DIRECTION> Return all of the data exactly, with nothing left out but the pictures.

DATASET CONTENT>
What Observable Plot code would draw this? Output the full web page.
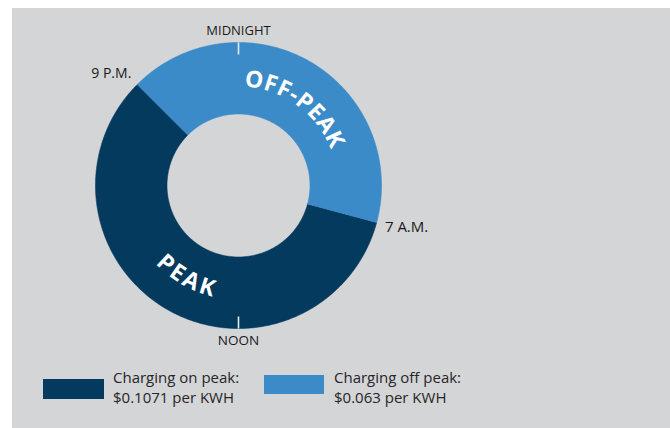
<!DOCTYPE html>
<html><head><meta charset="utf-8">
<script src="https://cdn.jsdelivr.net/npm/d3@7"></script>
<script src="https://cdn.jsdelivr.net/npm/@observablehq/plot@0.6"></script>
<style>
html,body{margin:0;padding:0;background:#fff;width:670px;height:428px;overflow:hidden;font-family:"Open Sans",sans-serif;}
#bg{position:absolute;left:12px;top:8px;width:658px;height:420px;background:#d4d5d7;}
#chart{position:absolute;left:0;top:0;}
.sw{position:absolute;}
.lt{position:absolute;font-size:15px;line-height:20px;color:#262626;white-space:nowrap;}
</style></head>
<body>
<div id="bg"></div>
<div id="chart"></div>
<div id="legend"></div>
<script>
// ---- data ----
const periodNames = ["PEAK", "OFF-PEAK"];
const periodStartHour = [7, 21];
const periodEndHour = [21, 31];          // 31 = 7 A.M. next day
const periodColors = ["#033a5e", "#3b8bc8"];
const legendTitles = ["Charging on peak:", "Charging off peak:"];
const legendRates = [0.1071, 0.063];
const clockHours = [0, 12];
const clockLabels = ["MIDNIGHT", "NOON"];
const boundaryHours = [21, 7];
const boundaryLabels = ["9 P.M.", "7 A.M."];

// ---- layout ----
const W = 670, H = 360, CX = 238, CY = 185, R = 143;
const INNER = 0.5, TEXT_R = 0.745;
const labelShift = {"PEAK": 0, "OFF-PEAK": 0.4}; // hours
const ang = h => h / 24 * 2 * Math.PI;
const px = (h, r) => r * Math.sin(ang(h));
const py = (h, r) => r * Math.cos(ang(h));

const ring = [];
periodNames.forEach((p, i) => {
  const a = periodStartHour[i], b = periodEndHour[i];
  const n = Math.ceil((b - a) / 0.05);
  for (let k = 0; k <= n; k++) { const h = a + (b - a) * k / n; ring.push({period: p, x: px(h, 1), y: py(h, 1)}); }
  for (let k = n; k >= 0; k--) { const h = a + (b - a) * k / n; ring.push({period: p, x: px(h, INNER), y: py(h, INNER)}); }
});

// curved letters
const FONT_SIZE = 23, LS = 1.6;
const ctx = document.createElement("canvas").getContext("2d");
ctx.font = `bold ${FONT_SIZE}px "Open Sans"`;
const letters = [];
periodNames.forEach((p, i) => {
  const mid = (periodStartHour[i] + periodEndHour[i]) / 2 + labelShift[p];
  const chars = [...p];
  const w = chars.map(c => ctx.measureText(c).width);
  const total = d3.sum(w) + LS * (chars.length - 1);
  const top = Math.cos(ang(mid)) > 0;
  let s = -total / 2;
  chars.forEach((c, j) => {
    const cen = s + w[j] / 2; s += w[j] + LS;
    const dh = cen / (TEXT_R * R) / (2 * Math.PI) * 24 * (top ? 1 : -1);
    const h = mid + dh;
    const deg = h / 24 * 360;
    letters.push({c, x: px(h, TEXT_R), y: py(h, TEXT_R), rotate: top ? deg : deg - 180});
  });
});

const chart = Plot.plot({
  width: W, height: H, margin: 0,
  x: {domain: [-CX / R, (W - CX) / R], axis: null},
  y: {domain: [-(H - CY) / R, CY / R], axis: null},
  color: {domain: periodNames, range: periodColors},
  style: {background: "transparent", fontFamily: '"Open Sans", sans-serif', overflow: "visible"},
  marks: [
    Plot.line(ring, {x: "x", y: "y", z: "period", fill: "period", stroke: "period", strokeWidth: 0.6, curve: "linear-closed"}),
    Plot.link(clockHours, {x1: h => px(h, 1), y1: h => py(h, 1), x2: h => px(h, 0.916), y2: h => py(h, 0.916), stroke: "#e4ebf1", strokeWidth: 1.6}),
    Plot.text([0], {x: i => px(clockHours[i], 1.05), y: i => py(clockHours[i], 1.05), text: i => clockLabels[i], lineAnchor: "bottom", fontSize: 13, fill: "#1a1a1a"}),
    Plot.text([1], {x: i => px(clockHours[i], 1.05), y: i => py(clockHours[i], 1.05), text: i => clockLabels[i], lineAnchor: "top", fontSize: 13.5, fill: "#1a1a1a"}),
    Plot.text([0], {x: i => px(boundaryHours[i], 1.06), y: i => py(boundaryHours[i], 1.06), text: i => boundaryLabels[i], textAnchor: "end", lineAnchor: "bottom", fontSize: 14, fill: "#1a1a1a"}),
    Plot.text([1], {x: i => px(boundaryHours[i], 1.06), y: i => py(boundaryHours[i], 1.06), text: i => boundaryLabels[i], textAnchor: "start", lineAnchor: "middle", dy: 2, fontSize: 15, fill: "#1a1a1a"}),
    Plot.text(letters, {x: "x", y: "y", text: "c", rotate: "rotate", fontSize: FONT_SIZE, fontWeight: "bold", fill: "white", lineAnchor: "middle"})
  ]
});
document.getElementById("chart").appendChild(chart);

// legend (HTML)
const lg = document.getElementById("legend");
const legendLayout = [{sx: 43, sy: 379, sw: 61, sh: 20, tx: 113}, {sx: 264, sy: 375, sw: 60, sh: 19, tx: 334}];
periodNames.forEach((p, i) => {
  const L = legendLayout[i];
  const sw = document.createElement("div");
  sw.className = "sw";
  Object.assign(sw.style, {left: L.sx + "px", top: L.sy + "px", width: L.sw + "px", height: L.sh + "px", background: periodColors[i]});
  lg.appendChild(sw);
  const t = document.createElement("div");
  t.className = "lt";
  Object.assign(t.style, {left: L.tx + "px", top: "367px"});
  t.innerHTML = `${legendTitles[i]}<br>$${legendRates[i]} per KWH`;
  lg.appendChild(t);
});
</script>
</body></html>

OUTPUT FOR THIS EXERCISE>
What Observable Plot code would draw this? Output the full web page.
<!DOCTYPE html>
<html><head><meta charset="utf-8">
<script src="https://cdn.jsdelivr.net/npm/d3@7"></script>
<script src="https://cdn.jsdelivr.net/npm/@observablehq/plot@0.6"></script>
<style>
html,body{margin:0;padding:0;background:#fff;width:670px;height:428px;overflow:hidden;font-family:"Open Sans",sans-serif;}
#bg{position:absolute;left:12px;top:8px;width:658px;height:420px;background:#d4d5d7;}
#chart{position:absolute;left:0;top:0;}
.sw{position:absolute;}
.lt{position:absolute;font-size:15px;line-height:20px;color:#262626;white-space:nowrap;}
</style></head>
<body>
<div id="bg"></div>
<div id="chart"></div>
<div id="legend"></div>
<script>
// ---- data ----
const periodNames = ["PEAK", "OFF-PEAK"];
const periodStartHour = [7, 21];
const periodEndHour = [21, 31];          // 31 = 7 A.M. next day
const periodColors = ["#033a5e", "#3b8bc8"];
const legendTitles = ["Charging on peak:", "Charging off peak:"];
const legendRates = [0.1071, 0.063];
const clockHours = [0, 12];
const clockLabels = ["MIDNIGHT", "NOON"];
const boundaryHours = [21, 7];
const boundaryLabels = ["9 P.M.", "7 A.M."];

// ---- layout ----
const W = 670, H = 360, CX = 238, CY = 185, R = 143;
const INNER = 0.5, TEXT_R = 0.745;
const labelShift = {"PEAK": 0, "OFF-PEAK": 0.4}; // hours
const ang = h => h / 24 * 2 * Math.PI;
const px = (h, r) => r * Math.sin(ang(h));
const py = (h, r) => r * Math.cos(ang(h));

const ring = [];
periodNames.forEach((p, i) => {
  const a = periodStartHour[i], b = periodEndHour[i];
  const n = Math.ceil((b - a) / 0.05);
  for (let k = 0; k <= n; k++) { const h = a + (b - a) * k / n; ring.push({period: p, x: px(h, 1), y: py(h, 1)}); }
  for (let k = n; k >= 0; k--) { const h = a + (b - a) * k / n; ring.push({period: p, x: px(h, INNER), y: py(h, INNER)}); }
});

// curved letters
const FONT_SIZE = 23, LS = 1.6;
const ctx = document.createElement("canvas").getContext("2d");
ctx.font = `bold ${FONT_SIZE}px "Open Sans"`;
const letters = [];
periodNames.forEach((p, i) => {
  const mid = (periodStartHour[i] + periodEndHour[i]) / 2 + labelShift[p];
  const chars = [...p];
  const w = chars.map(c => ctx.measureText(c).width);
  const total = d3.sum(w) + LS * (chars.length - 1);
  const top = Math.cos(ang(mid)) > 0;
  let s = -total / 2;
  chars.forEach((c, j) => {
    const cen = s + w[j] / 2; s += w[j] + LS;
    const dh = cen / (TEXT_R * R) / (2 * Math.PI) * 24 * (top ? 1 : -1);
    const h = mid + dh;
    const deg = h / 24 * 360;
    letters.push({c, x: px(h, TEXT_R), y: py(h, TEXT_R), rotate: top ? deg : deg - 180});
  });
});

const chart = Plot.plot({
  width: W, height: H, margin: 0,
  x: {domain: [-CX / R, (W - CX) / R], axis: null},
  y: {domain: [-(H - CY) / R, CY / R], axis: null},
  color: {domain: periodNames, range: periodColors},
  style: {background: "transparent", fontFamily: '"Open Sans", sans-serif', overflow: "visible"},
  marks: [
    Plot.line(ring, {x: "x", y: "y", z: "period", fill: "period", stroke: "period", strokeWidth: 0.6, curve: "linear-closed"}),
    Plot.link(clockHours, {x1: h => px(h, 1), y1: h => py(h, 1), x2: h => px(h, 0.916), y2: h => py(h, 0.916), stroke: "#e4ebf1", strokeWidth: 1.6}),
    Plot.text([0], {x: i => px(clockHours[i], 1.05), y: i => py(clockHours[i], 1.05), text: i => clockLabels[i], lineAnchor: "bottom", fontSize: 13, fill: "#1a1a1a"}),
    Plot.text([1], {x: i => px(clockHours[i], 1.05), y: i => py(clockHours[i], 1.05), text: i => clockLabels[i], lineAnchor: "top", fontSize: 13.5, fill: "#1a1a1a"}),
    Plot.text([0], {x: i => px(boundaryHours[i], 1.06), y: i => py(boundaryHours[i], 1.06), text: i => boundaryLabels[i], textAnchor: "end", lineAnchor: "bottom", fontSize: 14, fill: "#1a1a1a"}),
    Plot.text([1], {x: i => px(boundaryHours[i], 1.06), y: i => py(boundaryHours[i], 1.06), text: i => boundaryLabels[i], textAnchor: "start", lineAnchor: "middle", dy: 2, fontSize: 15, fill: "#1a1a1a"}),
    Plot.text(letters, {x: "x", y: "y", text: "c", rotate: "rotate", fontSize: FONT_SIZE, fontWeight: "bold", fill: "white", lineAnchor: "middle"})
  ]
});
document.getElementById("chart").appendChild(chart);

// legend (HTML)
const lg = document.getElementById("legend");
const legendLayout = [{sx: 43, sy: 379, sw: 61, sh: 20, tx: 113}, {sx: 264, sy: 375, sw: 60, sh: 19, tx: 334}];
periodNames.forEach((p, i) => {
  const L = legendLayout[i];
  const sw = document.createElement("div");
  sw.className = "sw";
  Object.assign(sw.style, {left: L.sx + "px", top: L.sy + "px", width: L.sw + "px", height: L.sh + "px", background: periodColors[i]});
  lg.appendChild(sw);
  const t = document.createElement("div");
  t.className = "lt";
  Object.assign(t.style, {left: L.tx + "px", top: "367px"});
  t.innerHTML = `${legendTitles[i]}<br>$${legendRates[i]} per KWH`;
  lg.appendChild(t);
});
</script>
</body></html>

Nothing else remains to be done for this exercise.